Type 2 diabetes is characterised by progressive failure of pancreatic beta-cell function against a background of insulin resistance. Multifactorial interventions, including intensive glycaemic and blood pressure control, reduce the risk of onset and progression of complications. However, current management of type 2 diabetes focuses on treatment of signs and symptoms of disease instead of targeting underlying causes. A number of newer pharmacological interventions, including thiazolidinediones and glucagon-like peptides, have shown early promise in preserving pancreatic beta-cell function. The aim of this study was to investigate the impact of stabilising beta-cell function on long-term outcomes in patients with type 2 diabetes.
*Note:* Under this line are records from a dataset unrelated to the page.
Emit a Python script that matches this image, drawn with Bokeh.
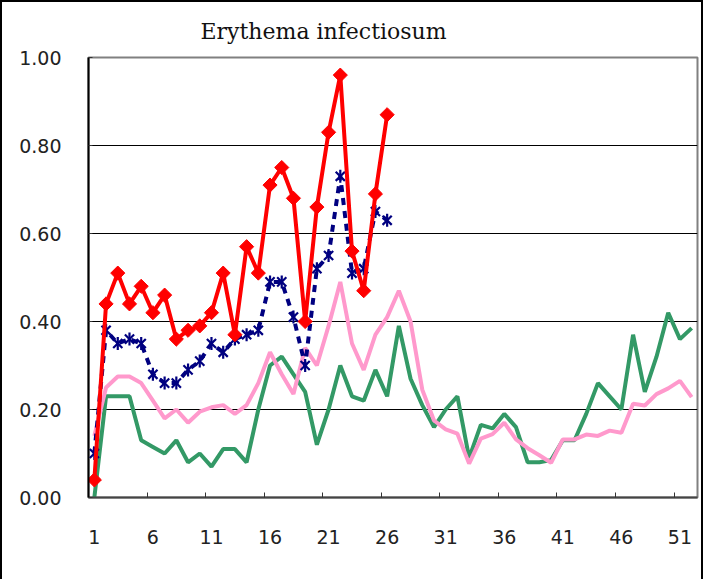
import math
from bokeh.plotting import figure
from bokeh.models import FixedTicker, Range1d
from bokeh.embed import file_html
from bokeh.resources import INLINE

weeks = list(range(1, 53))
weeks_26 = list(range(1, 27))

series_red = [0.04, 0.44, 0.51, 0.44, 0.48, 0.42, 0.46, 0.36, 0.38, 0.39,
              0.42, 0.51, 0.37, 0.57, 0.51, 0.71, 0.75, 0.68, 0.40, 0.66,
              0.83, 0.96, 0.56, 0.47, 0.69, 0.87]
series_navy = [0.10, 0.38, 0.35, 0.36, 0.35, 0.28, 0.26, 0.26, 0.29, 0.31,
               0.35, 0.33, 0.36, 0.37, 0.38, 0.49, 0.49, 0.41, 0.30, 0.52,
               0.55, 0.73, 0.51, 0.52, 0.65, 0.63]
series_pink = [0.14, 0.25, 0.275, 0.275, 0.26, 0.22, 0.18, 0.20, 0.17, 0.195,
               0.205, 0.21, 0.19, 0.21, 0.26, 0.33, 0.28, 0.235, 0.34, 0.30,
               0.39, 0.49, 0.35, 0.29, 0.37, 0.41, 0.47, 0.40, 0.245, 0.175,
               0.155, 0.145, 0.077, 0.134, 0.144, 0.17, 0.132, 0.112, 0.096, 0.079,
               0.132, 0.132, 0.143, 0.14, 0.152, 0.147, 0.213, 0.209, 0.235, 0.248,
               0.265, 0.228]
series_green = [0.00, 0.23, 0.23, 0.23, 0.13, 0.115, 0.10, 0.13, 0.08, 0.10,
                0.07, 0.11, 0.11, 0.08, 0.20, 0.30, 0.32, 0.28, 0.24, 0.12,
                0.20, 0.30, 0.23, 0.22, 0.29, 0.23, 0.39, 0.27, 0.21, 0.16,
                0.20, 0.23, 0.09, 0.165, 0.157, 0.19, 0.16, 0.08, 0.08, 0.085,
                0.13, 0.13, 0.19, 0.26, 0.23, 0.20, 0.37, 0.24, 0.32, 0.42,
                0.36, 0.385]

x_ticks = [1, 6, 11, 16, 21, 26, 31, 36, 41, 46, 51]
x_tick_labels = ["1", "6", "11", "16", "21", "26", "31", "36", "41", "46", "51"]
y_ticks = [0.0, 0.2, 0.4, 0.6, 0.8, 1.0]
y_tick_labels = ["0.00", "0.20", "0.40", "0.60", "0.80", "1.00"]
title_text = "Erythema infectiosum"

p = figure(width=703, height=579, output_backend="svg", toolbar_location=None,
           x_range=Range1d(0.5, 52.5), y_range=Range1d(0, 1),
           min_border_left=86, min_border_right=8, min_border_top=54,
           min_border_bottom=84)
p.styles = {"border-left": "2px solid black", "border-top": "2px solid black",
            "border-right": "2px solid black", "box-sizing": "border-box"}

p.title.text = title_text
p.title.text_font = "DejaVu Serif"
p.title.text_font_size = "22px"
p.title.text_font_style = "normal"
p.title.text_color = "#111111"
p.title.align = "left"
p.title.offset = 112
p.title.standoff = 28

p.background_fill_color = "white"
p.border_fill_color = "white"
p.outline_line_color = "#808080"
p.outline_line_width = 2

# x axis
p.xaxis.ticker = FixedTicker(ticks=x_ticks,
                             minor_ticks=[t - 0.5 for t in x_ticks])
p.xaxis.major_label_overrides = {t: l for t, l in zip(x_ticks, x_tick_labels)}
p.xaxis.major_tick_line_color = None
p.xaxis.minor_tick_line_color = "#333333"
p.xaxis.minor_tick_in = 5
p.xaxis.minor_tick_out = 0
p.xaxis.axis_line_color = "#444444"
p.xaxis.axis_line_width = 2
p.xaxis.major_label_standoff = 26
p.xaxis.major_label_text_font = "DejaVu Sans"
p.xaxis.major_label_text_font_size = "19px"
p.xaxis.major_label_text_color = "#222222"

# y axis
p.yaxis.ticker = FixedTicker(ticks=y_ticks)
p.yaxis.major_label_overrides = {t: l for t, l in zip(y_ticks, y_tick_labels)}
p.yaxis.major_tick_in = 4
p.yaxis.major_tick_out = 0
p.yaxis.major_tick_line_color = "#333333"
p.yaxis.minor_tick_line_color = None
p.yaxis.axis_line_color = "black"
p.yaxis.axis_line_width = 2
p.yaxis.major_label_standoff = 27
p.yaxis.major_label_text_font = "DejaVu Sans"
p.yaxis.major_label_text_font_size = "19px"
p.yaxis.major_label_text_color = "#222222"

p.xgrid.grid_line_color = None
p.ygrid.ticker = FixedTicker(ticks=[0.2, 0.4, 0.6, 0.8])
p.ygrid.grid_line_color = "black"
p.ygrid.grid_line_width = 1

# series
p.line(weeks, series_green, line_color="#339966", line_width=4)
p.line(weeks, series_pink, line_color="#FF99CC", line_width=4)
p.line(weeks_26, series_navy, line_color="#000080", line_width=4,
       line_dash="7 6")
p.scatter(weeks_26, series_navy, marker="x", size=13, line_color="#000080",
          line_width=2.2)
p.scatter(weeks_26, series_navy, marker="dash", angle=math.pi / 2, size=13,
          line_color="#000080", line_width=2.2)
p.line(weeks_26, series_red, line_color="#FF0000", line_width=4)
p.scatter(weeks_26, series_red, marker="square", angle=math.pi / 4, size=10,
          fill_color="#FF0000", line_color="#FF0000")

open("out.html", "w").write(file_html(p, INLINE))
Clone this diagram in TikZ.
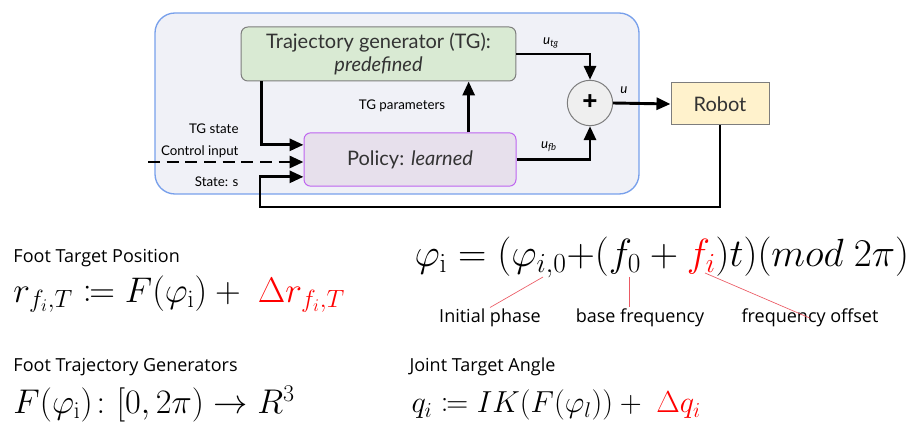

The CORE Diabetes Model was used to project life expectancy (LE), quality-adjusted LE (QALE) and total lifetime complication costs (TC) for a cohort of newly-diagnosed patients with type 2 diabetes, either with a typical increase of HbA1c over time as observed in the UKPDS, or assuming stabilisation of HbA1c after diagnosis with a hypothetical new treatment, representing beta-cell function stabilisation. Costs due to diabetes-related complications (from a US third-party payer perspective), were discounted at 3% annually. Both non-discounted and discounted (at 3% annually) LE and QALE were calculated. Sensitivity analyses were performed to test the robustness of results.


Over a time period of 50 years, in a cohort with no increase of HbA1c over time, LE and QALE were improved by mean (SD) 1.02 (0.36) and 0.96 (0.25) years, and total costs of complications were reduced by 6,377 dollars (2,568) per patient compared to the cohort with a typical increase in HbA1c over time. Results were robust under a wide range of plausible assumptions.


New interventions that stabilise pancreatic betacell function may have an important impact on length and quality of life, and lead to reduced costs of complications in patients with type 2 diabetes.